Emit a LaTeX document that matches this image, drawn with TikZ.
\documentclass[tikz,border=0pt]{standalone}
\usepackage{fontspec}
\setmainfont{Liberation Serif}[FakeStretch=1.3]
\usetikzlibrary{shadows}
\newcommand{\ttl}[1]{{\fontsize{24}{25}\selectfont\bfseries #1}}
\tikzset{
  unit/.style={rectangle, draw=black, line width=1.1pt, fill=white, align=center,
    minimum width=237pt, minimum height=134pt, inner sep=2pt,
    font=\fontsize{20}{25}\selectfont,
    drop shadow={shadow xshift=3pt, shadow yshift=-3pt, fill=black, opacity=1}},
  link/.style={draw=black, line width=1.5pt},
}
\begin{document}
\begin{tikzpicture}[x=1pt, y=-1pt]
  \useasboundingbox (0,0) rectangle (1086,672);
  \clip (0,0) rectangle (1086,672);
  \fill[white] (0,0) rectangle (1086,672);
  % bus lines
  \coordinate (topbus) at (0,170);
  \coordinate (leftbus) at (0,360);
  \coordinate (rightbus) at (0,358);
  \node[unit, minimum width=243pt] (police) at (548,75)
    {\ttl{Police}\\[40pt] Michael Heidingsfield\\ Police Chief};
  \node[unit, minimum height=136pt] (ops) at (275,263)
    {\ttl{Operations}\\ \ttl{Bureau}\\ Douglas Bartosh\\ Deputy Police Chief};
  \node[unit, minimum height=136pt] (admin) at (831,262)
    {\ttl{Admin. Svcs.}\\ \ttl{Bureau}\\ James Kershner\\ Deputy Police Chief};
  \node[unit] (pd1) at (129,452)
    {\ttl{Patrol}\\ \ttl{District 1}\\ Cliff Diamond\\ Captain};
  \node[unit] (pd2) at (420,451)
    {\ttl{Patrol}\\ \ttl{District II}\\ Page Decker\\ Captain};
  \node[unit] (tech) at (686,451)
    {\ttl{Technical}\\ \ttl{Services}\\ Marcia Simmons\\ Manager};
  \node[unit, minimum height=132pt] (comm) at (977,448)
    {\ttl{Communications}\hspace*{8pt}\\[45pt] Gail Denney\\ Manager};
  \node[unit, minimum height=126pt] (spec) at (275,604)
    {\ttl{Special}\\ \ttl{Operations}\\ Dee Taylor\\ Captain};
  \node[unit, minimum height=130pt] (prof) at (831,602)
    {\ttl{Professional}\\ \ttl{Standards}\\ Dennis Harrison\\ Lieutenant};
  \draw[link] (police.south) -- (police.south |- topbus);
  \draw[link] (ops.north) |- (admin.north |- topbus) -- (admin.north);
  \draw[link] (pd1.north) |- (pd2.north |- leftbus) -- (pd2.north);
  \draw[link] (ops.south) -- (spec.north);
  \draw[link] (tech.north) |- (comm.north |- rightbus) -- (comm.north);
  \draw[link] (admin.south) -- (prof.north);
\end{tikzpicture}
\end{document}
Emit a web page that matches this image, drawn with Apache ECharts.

## The problem
Quote the data above in full, changing nothing.

## The result
Emit a LaTeX document that matches this image, drawn with TikZ.
\documentclass[tikz,border=0pt]{standalone}
\usepackage{fontspec}
\setmainfont{Liberation Serif}[FakeStretch=1.3]
\usetikzlibrary{shadows}
\newcommand{\ttl}[1]{{\fontsize{24}{25}\selectfont\bfseries #1}}
\tikzset{
  unit/.style={rectangle, draw=black, line width=1.1pt, fill=white, align=center,
    minimum width=237pt, minimum height=134pt, inner sep=2pt,
    font=\fontsize{20}{25}\selectfont,
    drop shadow={shadow xshift=3pt, shadow yshift=-3pt, fill=black, opacity=1}},
  link/.style={draw=black, line width=1.5pt},
}
\begin{document}
\begin{tikzpicture}[x=1pt, y=-1pt]
  \useasboundingbox (0,0) rectangle (1086,672);
  \clip (0,0) rectangle (1086,672);
  \fill[white] (0,0) rectangle (1086,672);
  % bus lines
  \coordinate (topbus) at (0,170);
  \coordinate (leftbus) at (0,360);
  \coordinate (rightbus) at (0,358);
  \node[unit, minimum width=243pt] (police) at (548,75)
    {\ttl{Police}\\[40pt] Michael Heidingsfield\\ Police Chief};
  \node[unit, minimum height=136pt] (ops) at (275,263)
    {\ttl{Operations}\\ \ttl{Bureau}\\ Douglas Bartosh\\ Deputy Police Chief};
  \node[unit, minimum height=136pt] (admin) at (831,262)
    {\ttl{Admin. Svcs.}\\ \ttl{Bureau}\\ James Kershner\\ Deputy Police Chief};
  \node[unit] (pd1) at (129,452)
    {\ttl{Patrol}\\ \ttl{District 1}\\ Cliff Diamond\\ Captain};
  \node[unit] (pd2) at (420,451)
    {\ttl{Patrol}\\ \ttl{District II}\\ Page Decker\\ Captain};
  \node[unit] (tech) at (686,451)
    {\ttl{Technical}\\ \ttl{Services}\\ Marcia Simmons\\ Manager};
  \node[unit, minimum height=132pt] (comm) at (977,448)
    {\ttl{Communications}\hspace*{8pt}\\[45pt] Gail Denney\\ Manager};
  \node[unit, minimum height=126pt] (spec) at (275,604)
    {\ttl{Special}\\ \ttl{Operations}\\ Dee Taylor\\ Captain};
  \node[unit, minimum height=130pt] (prof) at (831,602)
    {\ttl{Professional}\\ \ttl{Standards}\\ Dennis Harrison\\ Lieutenant};
  \draw[link] (police.south) -- (police.south |- topbus);
  \draw[link] (ops.north) |- (admin.north |- topbus) -- (admin.north);
  \draw[link] (pd1.north) |- (pd2.north |- leftbus) -- (pd2.north);
  \draw[link] (ops.south) -- (spec.north);
  \draw[link] (tech.north) |- (comm.north |- rightbus) -- (comm.north);
  \draw[link] (admin.south) -- (prof.north);
\end{tikzpicture}
\end{document}
Emit a web page that matches this image, drawn with Apache ECharts.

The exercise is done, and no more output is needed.